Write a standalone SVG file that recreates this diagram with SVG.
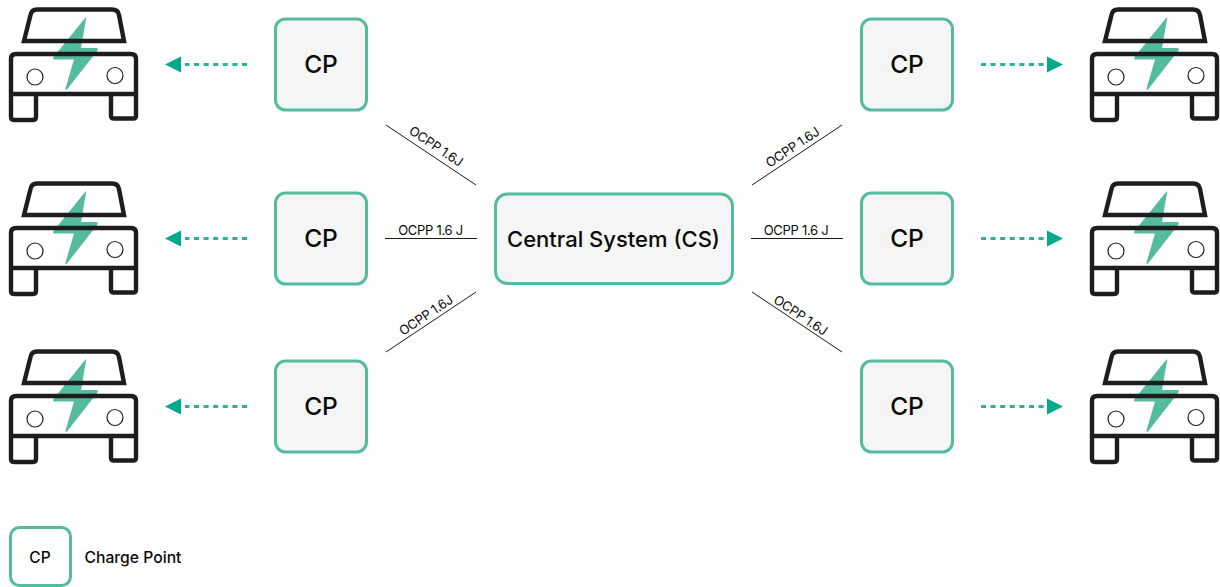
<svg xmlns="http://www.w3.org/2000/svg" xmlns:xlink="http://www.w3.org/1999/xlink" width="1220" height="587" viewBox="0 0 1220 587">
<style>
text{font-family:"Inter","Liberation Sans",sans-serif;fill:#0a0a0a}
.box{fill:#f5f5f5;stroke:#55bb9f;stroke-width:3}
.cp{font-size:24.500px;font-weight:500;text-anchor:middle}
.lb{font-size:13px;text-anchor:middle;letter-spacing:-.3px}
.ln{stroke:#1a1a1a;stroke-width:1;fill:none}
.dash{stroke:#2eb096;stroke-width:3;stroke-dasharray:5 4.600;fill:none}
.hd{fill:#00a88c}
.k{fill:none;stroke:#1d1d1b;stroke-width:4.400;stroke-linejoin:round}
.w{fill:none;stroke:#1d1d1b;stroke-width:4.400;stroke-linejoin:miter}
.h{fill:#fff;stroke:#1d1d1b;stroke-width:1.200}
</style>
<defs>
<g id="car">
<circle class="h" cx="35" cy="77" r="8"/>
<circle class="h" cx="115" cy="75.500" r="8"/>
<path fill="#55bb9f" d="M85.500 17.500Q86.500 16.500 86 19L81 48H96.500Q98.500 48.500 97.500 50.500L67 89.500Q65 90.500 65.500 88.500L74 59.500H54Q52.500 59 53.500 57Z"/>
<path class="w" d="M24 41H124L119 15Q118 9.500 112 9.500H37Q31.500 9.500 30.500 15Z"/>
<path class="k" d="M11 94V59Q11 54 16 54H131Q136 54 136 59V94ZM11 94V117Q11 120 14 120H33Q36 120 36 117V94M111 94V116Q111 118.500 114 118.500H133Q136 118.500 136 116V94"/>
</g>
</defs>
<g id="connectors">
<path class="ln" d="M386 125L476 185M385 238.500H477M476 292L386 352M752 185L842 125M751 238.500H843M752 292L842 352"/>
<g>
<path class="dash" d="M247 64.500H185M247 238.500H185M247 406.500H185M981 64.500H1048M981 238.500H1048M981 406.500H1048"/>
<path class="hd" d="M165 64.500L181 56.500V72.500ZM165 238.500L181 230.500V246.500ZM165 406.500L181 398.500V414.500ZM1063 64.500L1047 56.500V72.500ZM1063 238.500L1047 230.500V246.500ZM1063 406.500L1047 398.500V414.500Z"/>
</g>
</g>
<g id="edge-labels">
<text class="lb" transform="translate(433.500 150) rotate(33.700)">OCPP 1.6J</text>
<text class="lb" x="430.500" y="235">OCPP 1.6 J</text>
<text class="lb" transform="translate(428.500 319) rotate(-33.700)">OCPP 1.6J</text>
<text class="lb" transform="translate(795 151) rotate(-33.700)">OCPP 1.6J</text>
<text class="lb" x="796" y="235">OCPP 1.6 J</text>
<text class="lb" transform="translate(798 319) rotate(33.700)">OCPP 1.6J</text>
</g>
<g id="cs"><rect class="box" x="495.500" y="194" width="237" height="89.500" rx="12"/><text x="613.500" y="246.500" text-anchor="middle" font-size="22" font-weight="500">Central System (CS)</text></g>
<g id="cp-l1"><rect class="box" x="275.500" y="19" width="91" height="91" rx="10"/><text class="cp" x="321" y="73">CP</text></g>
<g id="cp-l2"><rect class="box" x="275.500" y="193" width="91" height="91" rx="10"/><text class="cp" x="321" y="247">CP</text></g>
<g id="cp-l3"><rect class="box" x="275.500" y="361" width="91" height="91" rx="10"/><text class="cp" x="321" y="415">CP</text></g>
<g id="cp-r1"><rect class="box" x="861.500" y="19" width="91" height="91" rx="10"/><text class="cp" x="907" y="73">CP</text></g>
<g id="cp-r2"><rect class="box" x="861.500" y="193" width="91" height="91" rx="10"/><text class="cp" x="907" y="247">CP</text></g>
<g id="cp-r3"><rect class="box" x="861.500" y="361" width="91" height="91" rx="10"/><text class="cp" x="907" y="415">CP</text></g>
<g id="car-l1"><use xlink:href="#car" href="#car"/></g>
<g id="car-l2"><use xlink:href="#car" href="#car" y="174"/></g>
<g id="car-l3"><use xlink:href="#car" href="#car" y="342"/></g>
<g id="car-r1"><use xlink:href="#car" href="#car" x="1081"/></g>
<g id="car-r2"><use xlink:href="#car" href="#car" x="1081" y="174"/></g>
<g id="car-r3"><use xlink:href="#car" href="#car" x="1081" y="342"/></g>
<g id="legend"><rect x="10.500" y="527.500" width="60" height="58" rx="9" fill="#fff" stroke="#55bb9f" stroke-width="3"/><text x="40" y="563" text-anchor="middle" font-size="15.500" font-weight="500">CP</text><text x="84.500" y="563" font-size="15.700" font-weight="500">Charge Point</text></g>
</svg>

Stated task — Leave out the pictures and transcribe everything else exactly.

Response for this exercise —
Write a standalone SVG file that recreates this diagram with SVG.
<svg xmlns="http://www.w3.org/2000/svg" xmlns:xlink="http://www.w3.org/1999/xlink" width="1220" height="587" viewBox="0 0 1220 587">
<style>
text{font-family:"Inter","Liberation Sans",sans-serif;fill:#0a0a0a}
.box{fill:#f5f5f5;stroke:#55bb9f;stroke-width:3}
.cp{font-size:24.500px;font-weight:500;text-anchor:middle}
.lb{font-size:13px;text-anchor:middle;letter-spacing:-.3px}
.ln{stroke:#1a1a1a;stroke-width:1;fill:none}
.dash{stroke:#2eb096;stroke-width:3;stroke-dasharray:5 4.600;fill:none}
.hd{fill:#00a88c}
.k{fill:none;stroke:#1d1d1b;stroke-width:4.400;stroke-linejoin:round}
.w{fill:none;stroke:#1d1d1b;stroke-width:4.400;stroke-linejoin:miter}
.h{fill:#fff;stroke:#1d1d1b;stroke-width:1.200}
</style>
<defs>
<g id="car">
<circle class="h" cx="35" cy="77" r="8"/>
<circle class="h" cx="115" cy="75.500" r="8"/>
<path fill="#55bb9f" d="M85.500 17.500Q86.500 16.500 86 19L81 48H96.500Q98.500 48.500 97.500 50.500L67 89.500Q65 90.500 65.500 88.500L74 59.500H54Q52.500 59 53.500 57Z"/>
<path class="w" d="M24 41H124L119 15Q118 9.500 112 9.500H37Q31.500 9.500 30.500 15Z"/>
<path class="k" d="M11 94V59Q11 54 16 54H131Q136 54 136 59V94ZM11 94V117Q11 120 14 120H33Q36 120 36 117V94M111 94V116Q111 118.500 114 118.500H133Q136 118.500 136 116V94"/>
</g>
</defs>
<g id="connectors">
<path class="ln" d="M386 125L476 185M385 238.500H477M476 292L386 352M752 185L842 125M751 238.500H843M752 292L842 352"/>
<g>
<path class="dash" d="M247 64.500H185M247 238.500H185M247 406.500H185M981 64.500H1048M981 238.500H1048M981 406.500H1048"/>
<path class="hd" d="M165 64.500L181 56.500V72.500ZM165 238.500L181 230.500V246.500ZM165 406.500L181 398.500V414.500ZM1063 64.500L1047 56.500V72.500ZM1063 238.500L1047 230.500V246.500ZM1063 406.500L1047 398.500V414.500Z"/>
</g>
</g>
<g id="edge-labels">
<text class="lb" transform="translate(433.500 150) rotate(33.700)">OCPP 1.6J</text>
<text class="lb" x="430.500" y="235">OCPP 1.6 J</text>
<text class="lb" transform="translate(428.500 319) rotate(-33.700)">OCPP 1.6J</text>
<text class="lb" transform="translate(795 151) rotate(-33.700)">OCPP 1.6J</text>
<text class="lb" x="796" y="235">OCPP 1.6 J</text>
<text class="lb" transform="translate(798 319) rotate(33.700)">OCPP 1.6J</text>
</g>
<g id="cs"><rect class="box" x="495.500" y="194" width="237" height="89.500" rx="12"/><text x="613.500" y="246.500" text-anchor="middle" font-size="22" font-weight="500">Central System (CS)</text></g>
<g id="cp-l1"><rect class="box" x="275.500" y="19" width="91" height="91" rx="10"/><text class="cp" x="321" y="73">CP</text></g>
<g id="cp-l2"><rect class="box" x="275.500" y="193" width="91" height="91" rx="10"/><text class="cp" x="321" y="247">CP</text></g>
<g id="cp-l3"><rect class="box" x="275.500" y="361" width="91" height="91" rx="10"/><text class="cp" x="321" y="415">CP</text></g>
<g id="cp-r1"><rect class="box" x="861.500" y="19" width="91" height="91" rx="10"/><text class="cp" x="907" y="73">CP</text></g>
<g id="cp-r2"><rect class="box" x="861.500" y="193" width="91" height="91" rx="10"/><text class="cp" x="907" y="247">CP</text></g>
<g id="cp-r3"><rect class="box" x="861.500" y="361" width="91" height="91" rx="10"/><text class="cp" x="907" y="415">CP</text></g>
<g id="car-l1"><use xlink:href="#car" href="#car"/></g>
<g id="car-l2"><use xlink:href="#car" href="#car" y="174"/></g>
<g id="car-l3"><use xlink:href="#car" href="#car" y="342"/></g>
<g id="car-r1"><use xlink:href="#car" href="#car" x="1081"/></g>
<g id="car-r2"><use xlink:href="#car" href="#car" x="1081" y="174"/></g>
<g id="car-r3"><use xlink:href="#car" href="#car" x="1081" y="342"/></g>
<g id="legend"><rect x="10.500" y="527.500" width="60" height="58" rx="9" fill="#fff" stroke="#55bb9f" stroke-width="3"/><text x="40" y="563" text-anchor="middle" font-size="15.500" font-weight="500">CP</text><text x="84.500" y="563" font-size="15.700" font-weight="500">Charge Point</text></g>
</svg>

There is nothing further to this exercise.